COLOMBO (AFP) - A United Nations panel has ruled that the jailing of former Maldives president Mohamed Nasheed was illegal and called for his immediate release, the government of the atoll nation said Thursday as it rejected the ruling.
The government said it had received a copy of the UN Working Group on Arbitrary Detention (WGAD) ruling, which has not yet been made public, and which follows a complaint by the country's first democratically elected leader.
"The opinion of the WGAD is that the complaint submitted by the former president Nasheed ought to be upheld," the government said in a statement.
"The government... does not accept the decision of the WGAD and will not be made to act on the basis of a non-binding opinion."
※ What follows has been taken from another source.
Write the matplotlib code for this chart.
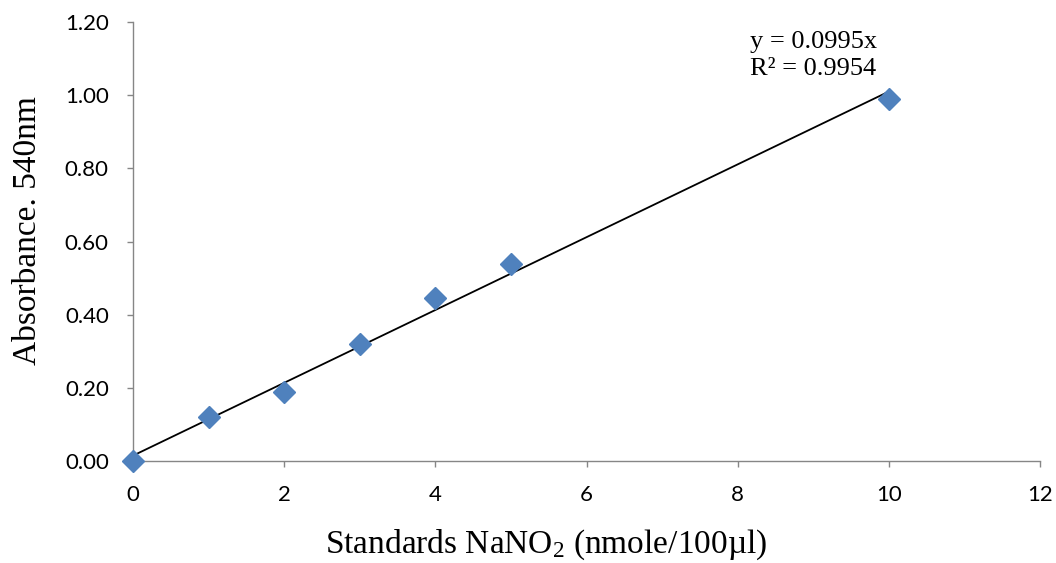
import matplotlib
matplotlib.use("Agg")
import matplotlib.pyplot as plt
import numpy as np

x_vals = [0, 1, 2, 3, 4, 5, 10]
y_vals = [0.0, 0.120, 0.189, 0.32, 0.445, 0.538, 0.989]
slope = 0.0995
intercept = 0.015
x_ticks = [0, 2, 4, 6, 8, 10, 12]
y_ticks = [0.0, 0.2, 0.4, 0.6, 0.8, 1.0, 1.2]
eq_text = "y = 0.0995x\nR² = 0.9954"

plt.rcParams["mathtext.fontset"] = "custom"
plt.rcParams["mathtext.rm"] = "Liberation Serif"
plt.rcParams["mathtext.it"] = "Liberation Serif:italic"

fig = plt.figure(figsize=(10.56, 5.63), dpi=100)
ax = fig.add_axes([0.126, 0.181, 0.859, 0.780])

xl = np.array([0, 10])
ax.plot(xl, slope * xl + intercept, color="black", lw=1.3, zorder=2)
ax.plot(x_vals, y_vals, linestyle="none", marker="D", markersize=11,
        color="#4F81BD", markeredgecolor="#4F81BD", zorder=3, clip_on=False)

ax.set_xlim(0, 12)
ax.set_ylim(0, 1.2)
ax.set_xticks(x_ticks)
ax.set_yticks(y_ticks)
ax.set_yticklabels([f"{v:.2f}" for v in y_ticks])
for s in ["top", "right"]:
    ax.spines[s].set_visible(False)
for s in ["left", "bottom"]:
    ax.spines[s].set_color("#868686")
    ax.spines[s].set_linewidth(1.0)
ax.tick_params(direction="out", length=4.5, color="#868686", width=1.0,
               labelsize=16)
ax.tick_params(axis="y", pad=13)
ax.tick_params(axis="x", pad=13)
for lab in ax.get_xticklabels() + ax.get_yticklabels():
    lab.set_fontfamily("Lato")

ax.set_xlabel("Standards NaNO$_2$ (nmole/100µl)", fontfamily="Liberation Serif",
              fontsize=24)
ax.xaxis.set_label_coords(0.455, -0.152)
ax.set_ylabel("Absorbance. 540nm", fontfamily="Liberation Serif", fontsize=24)
ax.yaxis.set_label_coords(-0.099, 0.526)
ax.text(8.16, 1.175, eq_text, fontfamily="Liberation Serif", fontsize=19,
        va="top", ha="left", linespacing=1.3)

fig.savefig("out.png", dpi=100)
There was no formal word from the Geneva-based WGAD, but official sources in the UN system confirmed that some of the findings had been shared with the Maldivian government prior to a formal announcement.
Nasheed's international lawyers said they will have the full UN ruling by Monday when they hope to make it public at a press conference scheduled in London.
Nasheed was jailed for 13 years earlier this year on terror charges related to the arrest of an allegedly corrupt judge when he was still president in 2012.
The UN has said his trial was seriously flawed, and his 13-year jail sentence was commuted to house arrest in July.
But last month police took him back to prison, in a surprise move that drew fresh criticism from the UN and the United States.
Last month his London-based barrister Amal Clooney and Washington-based lawyer Jared Genser travelled to the Maldives to press for his release.
"Today, with WGAD decision, the question has changed from if Nasheed will be freed to when - huge step forward to mobilising global action," tweeted Genser on Thursday.
Faced with mounting international pressure, the Maldivian authorities have tried to distance themselves from the controversial judgement, saying that the state will take the unusual step of appealing his conviction.
It has hired another high-profile London barrister Cherie Booth, as its representative.
The nation of 1,192 tiny coral islands scattered across the equator depends on upmarket tourism.
However, its image has suffered in recent years due to prolonged political unrest.
Nasheed was the country's first democratically elected leader. He ruled from 2008 to February 2012, when he was forced to resign following a mutiny by police and troops.